In the discussions for RFC 193, @matklad and me independently had the idea of formalizing a “data only” subset of nix, similar to zon (zig object notation) files in the zig ecosystem (see their comment and mine).
This format would:
- Be 100% valid Nix code, but
- guarantee linear evaluation complexity by
- disallowing the definition and usage of functions and most other language features
This could be very useful for defining the “data only” portion of a Flake (which is exactly what RFC 193 is about) but also generally to replace JSON and TOML in the nix ecosystem, like in flake.lock , lockfiles of npins or niv, or profile manifests, which are already stored as a non-formal .nix when using nix-env, but .json when using nix profile. It could even replace aterms as the serialization format for derivations!
This file format needs a new file extension (I liked the suggestion .nox (Nix Object eXpression) and the evaluator then needs to raise errors if any disallowed language constructs are used within these files. They could still be imported without a problem from regular .nix files, of course.
New builtin functions toNOX and fromNOX would also be provided.
Some questions that remain:
- What should the name of the file format be? (
.nox,.non,.nxn,.nixon) - What syntax should actually be allowed in this format?
The second questions seems much harder to answer. A minimal subset is easy to think about:
{
a = “a”;
# Comments are important
b = { c = null; d = 3; };
e.f.g = true; # Are we sure this is a good idea though?
}
Attrsets, strings, int, bool and null all must be supported. Comments most likely as well.

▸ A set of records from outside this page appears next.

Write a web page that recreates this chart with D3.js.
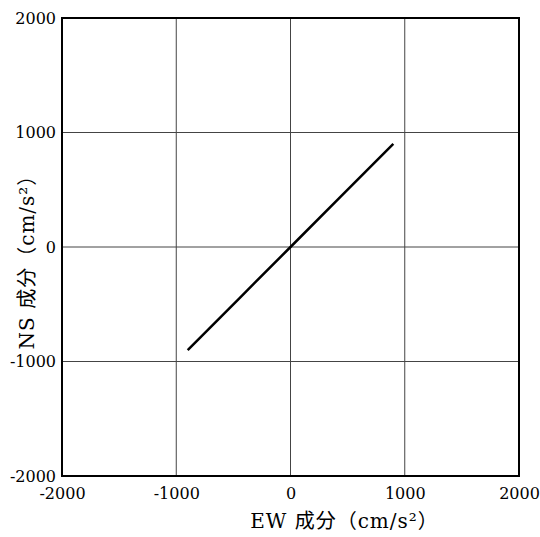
<!DOCTYPE html>
<html>
<head>
<meta charset="utf-8">
<script src="https://cdn.jsdelivr.net/npm/d3@7/dist/d3.min.js"></script>
<style>
  html, body { margin: 0; padding: 0; background: #fff; }
  svg { display: block; }
</style>
</head>
<body>
<svg id="chart" width="540" height="537"></svg>
<script>
// Orbit of acceleration: EW vs NS components (cm/s²)
const ewValues = [-900, -450, 0, 450, 900];
const nsValues = [-900, -450, 0, 450, 900];
const tickValues = [-2000, -1000, 0, 1000, 2000];
const xTitle = "EW 成分（cm/s²）";
const yTitle = "NS 成分（cm/s²）";

const FONT = "DejaVu Serif, Noto Sans CJK JP";
const margin = { left: 62, right: 21, top: 18, bottom: 61 };
const W = 540, H = 537;
const svg = d3.select("#chart");

const x = d3.scaleLinear().domain([-2000, 2000]).range([margin.left, W - margin.right]);
const y = d3.scaleLinear().domain([-2000, 2000]).range([H - margin.bottom, margin.top]);

// interior grid at the 1000 steps
const g = svg.append("g");
g.selectAll("line.vx").data(tickValues.slice(1, -1)).join("line")
  .attr("x1", d => x(d)).attr("x2", d => x(d))
  .attr("y1", y(2000)).attr("y2", y(-2000))
  .attr("stroke", "#444").attr("stroke-width", 1);
g.selectAll("line.hy").data(tickValues.slice(1, -1)).join("line")
  .attr("y1", d => y(d)).attr("y2", d => y(d))
  .attr("x1", x(-2000)).attr("x2", x(2000))
  .attr("stroke", "#444").attr("stroke-width", 1);

// tick labels, plain hyphen for negatives
const fmt = d => String(d);
const xAxis = d3.axisBottom(x).tickValues(tickValues).tickSize(0).tickPadding(12).tickFormat(fmt);
const yAxis = d3.axisLeft(y).tickValues(tickValues).tickSize(0).tickPadding(6).tickFormat(fmt);
const xa = svg.append("g").attr("transform", `translate(0,${y(-2000)})`).call(xAxis);
const ya = svg.append("g").attr("transform", `translate(${x(-2000)},0)`).call(yAxis);
[xa, ya].forEach(a => {
  a.attr("font-family", FONT).attr("font-size", 16);
  a.select(".domain").remove();
  a.selectAll("text").attr("fill", "#000");
});

// acceleration trace
const pts = ewValues.map((e, i) => [e, nsValues[i]]);
svg.append("path")
  .datum(pts)
  .attr("d", d3.line().x(d => x(d[0])).y(d => y(d[1])))
  .attr("fill", "none").attr("stroke", "#000").attr("stroke-width", 2.5);

// plot frame
svg.append("rect")
  .attr("x", x(-2000)).attr("y", y(2000))
  .attr("width", x(2000) - x(-2000)).attr("height", y(-2000) - y(2000))
  .attr("fill", "none").attr("stroke", "#000").attr("stroke-width", 2);

// axis titles
svg.append("text").attr("x", x(0) + 54).attr("y", 528)
  .attr("text-anchor", "middle").attr("font-size", 20)
  .attr("letter-spacing", 1)
  .attr("font-family", FONT).text(xTitle);
svg.append("text").attr("transform", `translate(34,${y(0) + 10}) rotate(-90)`)
  .attr("text-anchor", "middle").attr("font-size", 20)
  .attr("letter-spacing", 1)
  .attr("font-family", FONT).text(yTitle);
</script>
</body>
</html>
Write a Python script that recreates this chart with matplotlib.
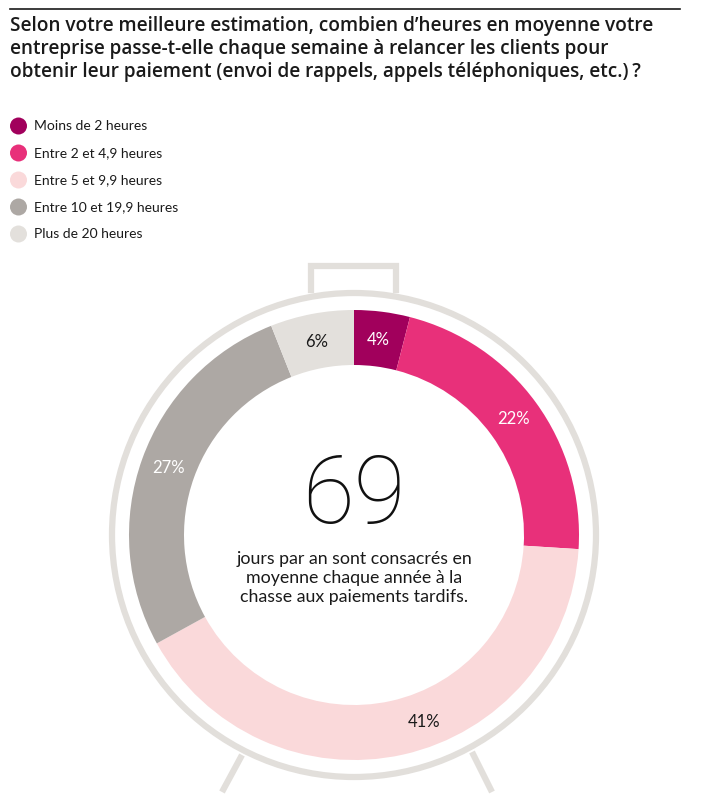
import numpy as np
import matplotlib.pyplot as plt
from matplotlib.patches import Circle

# data
categories = ['Moins de 2 heures', 'Entre 2 et 4,9 heures', 'Entre 5 et 9,9 heures',
              'Entre 10 et 19,9 heures', 'Plus de 20 heures']
shares = [4, 22, 41, 27, 6]
colors = ['#A1005C', '#E8307A', '#FAD9DA', '#ADA8A4', '#E3E0DC']
label_colors = ['white', 'white', '#1a1a1a', 'white', '#1a1a1a']
title = ("Selon votre meilleure estimation, combien d\u2019heures en moyenne votre\n"
         "entreprise passe-t-elle chaque semaine \u00e0 relancer les clients pour\n"
         "obtenir leur paiement (envoi de rappels, appels t\u00e9l\u00e9phoniques, etc.)\u2009?")
big_number = '69'
big_text = "jours par an sont consacr\u00e9s en\nmoyenne chaque ann\u00e9e \u00e0 la\nchasse aux paiements tardifs."

W, H = 712, 807
fig = plt.figure(figsize=(W / 100, H / 100), dpi=100)
ax = fig.add_axes([0, 0, 1, 1])

def py(y):
    # pixel row -> data y
    return H - y

cx, cy = 354, py(535)
R, ring_w = 225, 55
ring = '#E2DFDB'

# stopwatch frame
ax.add_patch(Circle((cx, cy), 242, fill=False, ec=ring, lw=4.5))
ax.plot([311, 311, 396, 396], [py(290), py(266), py(266), py(290)], color=ring, lw=4.5,
        solid_joinstyle='miter')
ax.plot([cx - 112, cx - 132], [py(755), py(792)], color=ring, lw=4.5, solid_capstyle='butt')
ax.plot([cx + 118, cx + 138], [py(752), py(792)], color=ring, lw=4.5, solid_capstyle='butt')

# donut
wedges, _, pcts = ax.pie(shares, colors=colors, startangle=90, counterclock=False,
                         center=(cx, cy), radius=R, autopct='%d%%', pctdistance=0.875,
                         wedgeprops=dict(width=ring_w, linewidth=0),
                         textprops=dict(fontsize=12, family=['Lato', 'DejaVu Sans']))
for t, c in zip(pcts, label_colors):
    t.set_color(c)

# the 41% label sits off-centre in the original, nearer the bottom
a = np.deg2rad(90 - 159.5)
pcts[2].set_position((cx + 200 * np.cos(a), cy + 200 * np.sin(a)))

ax.text(cx, py(497), big_number, ha='center', va='center', fontsize=68,
        fontweight='light', family=['Roboto', 'DejaVu Sans'], color='#111111')
ax.text(cx, py(578), big_text, ha='center', va='center', fontsize=12.8,
        linespacing=1.2, family=['Lato', 'DejaVu Sans'], color='#1a1a1a')

# title
ax.plot([10, 680], [py(9), py(9)], color='#1a1a1a', lw=1.2)
ax.text(10, py(16), title, ha='left', va='top', fontsize=13.7, fontweight='semibold',
        family=['Open Sans', 'DejaVu Sans'], color='#1a1a1a', linespacing=1.2)

# legend
for i, (lab, col) in enumerate(zip(categories, colors)):
    y = py(126 + 27 * i)
    ax.add_patch(Circle((18.5, y), 8.5, color=col, lw=0))
    ax.text(34, y, lab, ha='left', va='center', fontsize=10,
            family=['Lato', 'DejaVu Sans'], color='#1a1a1a')

ax.set_xlim(0, W)
ax.set_ylim(0, H)
ax.set_aspect('auto')
ax.axis('off')

fig.savefig('out.png', dpi=100)
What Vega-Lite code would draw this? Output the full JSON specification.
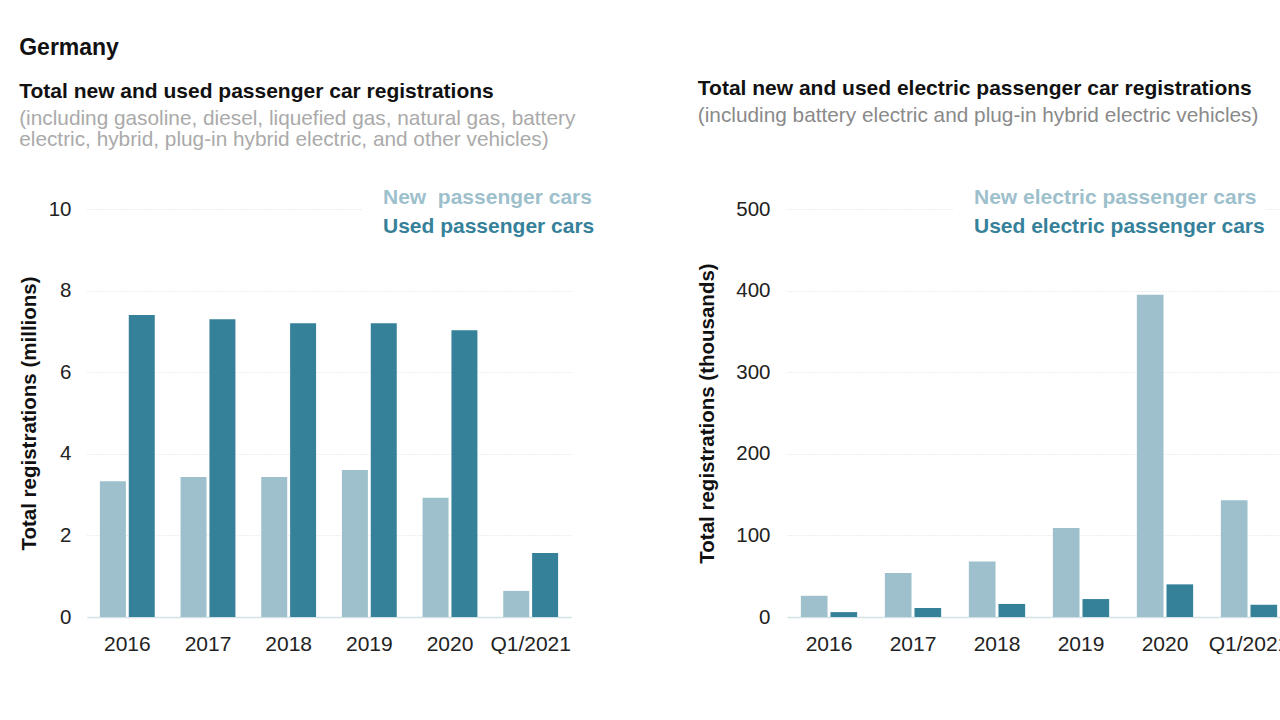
{
  "$schema": "https://vega.github.io/schema/vega-lite/v6.json",
  "background": "white",
  "padding": {"left": 19, "top": 37, "right": 0, "bottom": 0},
  "title": {"text": "Germany", "anchor": "start", "frame": "bounds", "fontSize": 23, "fontWeight": "bold", "font": "Liberation Sans", "color": "#111", "offset": 18},
  "config": {
    "font": "Liberation Sans",
    "view": {"stroke": null},
    "axis": {"labelFont": "Liberation Sans", "titleFont": "Liberation Sans", "labelColor": "#222", "titleColor": "#111"},
    "legend": {"labelFont": "Liberation Sans"}
  },
  "spacing": 102,
  "hconcat": [
    {
      "width": 484,
      "height": 408,
      "title": {
        "text": "Total new and used passenger car registrations",
        "subtitle": ["(including gasoline, diesel, liquefied gas, natural gas, battery", "electric, hybrid, plug-in hybrid electric, and other vehicles)"],
        "anchor": "start", "frame": "bounds", "fontSize": 21, "fontWeight": "bold", "color": "#111",
        "subtitleColor": "#aaaaaa", "subtitleFontSize": 20.8, "subtitleLineHeight": 21, "subtitlePadding": 7, "offset": 37
      },
      "data": {"values": [
        {"period": "2016", "series": "New  passenger cars", "value": 3.33},
        {"period": "2016", "series": "Used passenger cars", "value": 7.40},
        {"period": "2017", "series": "New  passenger cars", "value": 3.43},
        {"period": "2017", "series": "Used passenger cars", "value": 7.30},
        {"period": "2018", "series": "New  passenger cars", "value": 3.43},
        {"period": "2018", "series": "Used passenger cars", "value": 7.20},
        {"period": "2019", "series": "New  passenger cars", "value": 3.60},
        {"period": "2019", "series": "Used passenger cars", "value": 7.20},
        {"period": "2020", "series": "New  passenger cars", "value": 2.92},
        {"period": "2020", "series": "Used passenger cars", "value": 7.03},
        {"period": "Q1/2021", "series": "New  passenger cars", "value": 0.64},
        {"period": "Q1/2021", "series": "Used passenger cars", "value": 1.57}
      ]},
      "mark": {"type": "bar"},
      "encoding": {
        "x": {"field": "period", "type": "nominal", "sort": null,
          "scale": {"paddingInner": 0.32, "paddingOuter": 0.16},
          "axis": {"title": null, "labelAngle": 0, "labelFontSize": 21, "labelPadding": 16, "ticks": false, "domain": true, "domainColor": "#d3e2e6", "domainWidth": 1.5}},
        "xOffset": {"field": "series", "type": "nominal", "scale": {"paddingInner": 0.1, "paddingOuter": 0}},
        "y": {"field": "value", "type": "quantitative",
          "scale": {"domain": [0, 10], "nice": false},
          "axis": {"title": "Total registrations (millions)", "titleFontSize": 20.5, "titleFontWeight": "bold", "titlePadding": 9,
            "values": [0, 2, 4, 6, 8, 10], "labelFontSize": 20.5, "labelPadding": 16, "ticks": false, "domain": false,
            "grid": true, "gridColor": "#dddddd", "gridDash": [1, 2], "gridWidth": 1}},
        "color": {"field": "series", "type": "nominal",
          "scale": {"domain": ["New  passenger cars", "Used passenger cars"], "range": ["#9dc0cc", "#36819a"]},
          "legend": {"title": null, "orient": "none", "legendX": 275, "legendY": -22, "fillColor": "white", "padding": 0,
            "symbolOpacity": 0, "symbolSize": 0, "symbolStrokeWidth": 0, "labelOffset": 0, "labelFontSize": 21, "labelFontWeight": "bold", "rowPadding": 7,
            "labelLimit": 400,
            "labelExpr": "replace(datum.label, '  ', '\u00a0 ')",
            "encode": {"labels": {"update": {"fill": {"signal": "datum.index === 0 ? '#9dc0cc' : '#36819a'"}}}}}}
      }
    },
    {
      "width": 504,
      "height": 408,
      "title": {
        "text": "Total new and used electric passenger car registrations",
        "subtitle": ["(including battery electric and plug-in hybrid electric vehicles)"],
        "anchor": "start", "frame": "bounds", "fontSize": 21, "fontWeight": "bold", "color": "#111",
        "subtitleColor": "#8a8a8a", "subtitleFontSize": 20.8, "subtitleLineHeight": 21, "subtitlePadding": 7, "offset": 61
      },
      "data": {"values": [
        {"period": "2016", "series": "New electric passenger cars", "value": 26},
        {"period": "2016", "series": "Used electric passenger cars", "value": 6},
        {"period": "2017", "series": "New electric passenger cars", "value": 54},
        {"period": "2017", "series": "Used electric passenger cars", "value": 11},
        {"period": "2018", "series": "New electric passenger cars", "value": 68},
        {"period": "2018", "series": "Used electric passenger cars", "value": 16},
        {"period": "2019", "series": "New electric passenger cars", "value": 109},
        {"period": "2019", "series": "Used electric passenger cars", "value": 22},
        {"period": "2020", "series": "New electric passenger cars", "value": 395},
        {"period": "2020", "series": "Used electric passenger cars", "value": 40},
        {"period": "Q1/2021", "series": "New electric passenger cars", "value": 143},
        {"period": "Q1/2021", "series": "Used electric passenger cars", "value": 15}
      ]},
      "mark": {"type": "bar"},
      "encoding": {
        "x": {"field": "period", "type": "nominal", "sort": null,
          "scale": {"paddingInner": 0.33, "paddingOuter": 0.165},
          "axis": {"title": null, "labelAngle": 0, "labelFontSize": 21, "labelPadding": 16, "ticks": false, "domain": true, "domainColor": "#d3e2e6", "domainWidth": 1.5}},
        "xOffset": {"field": "series", "type": "nominal", "scale": {"paddingInner": 0.1, "paddingOuter": 0}},
        "y": {"field": "value", "type": "quantitative",
          "scale": {"domain": [0, 500], "nice": false},
          "axis": {"title": "Total registrations (thousands)", "titleFontSize": 20.5, "titleFontWeight": "bold", "titlePadding": 18,
            "values": [0, 100, 200, 300, 400, 500], "labelFontSize": 20.5, "labelPadding": 17, "ticks": false, "domain": false,
            "grid": true, "gridColor": "#dddddd", "gridDash": [1, 2], "gridWidth": 1}},
        "color": {"field": "series", "type": "nominal",
          "scale": {"domain": ["New electric passenger cars", "Used electric passenger cars"], "range": ["#9dc0cc", "#36819a"]},
          "legend": {"title": null, "orient": "none", "legendX": 166, "legendY": -22, "fillColor": "white", "padding": 0,
            "symbolOpacity": 0, "symbolSize": 0, "symbolStrokeWidth": 0, "labelOffset": 0, "labelFontSize": 21, "labelFontWeight": "bold", "rowPadding": 7,
            "labelLimit": 400,
            "encode": {"labels": {"update": {"fill": {"signal": "datum.index === 0 ? '#9dc0cc' : '#36819a'"}}}}}}
      }
    }
  ],
  "resolve": {"scale": {"color": "independent", "y": "independent", "x": "independent", "xOffset": "independent"}, "legend": {"color": "independent"}}
}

Nested attribute names (e.f.g in the example above, maybe there’s a better technical term) already aren’t quite as clear. They are useful to reduce indentation and make some things easier to write, but they also make serialization ambiguous and make it harder to write tooling that can work with this format. However, this hasn’t kept TOML from exploding in popularity, so maybe not much of an issue.
But then it becomes less clear; what about floats? let ... in? import of other files of the same format? Every new feature makes this format more useful, but of course, it also makes it much harder to properly serialize, deserialize and modify programmatically.
So, what are your thoughts on this? I am feeling kinda motivated to write an RFC, just for having the format itself. Whether we put it in all the different places I mentioned above is a completely separate story.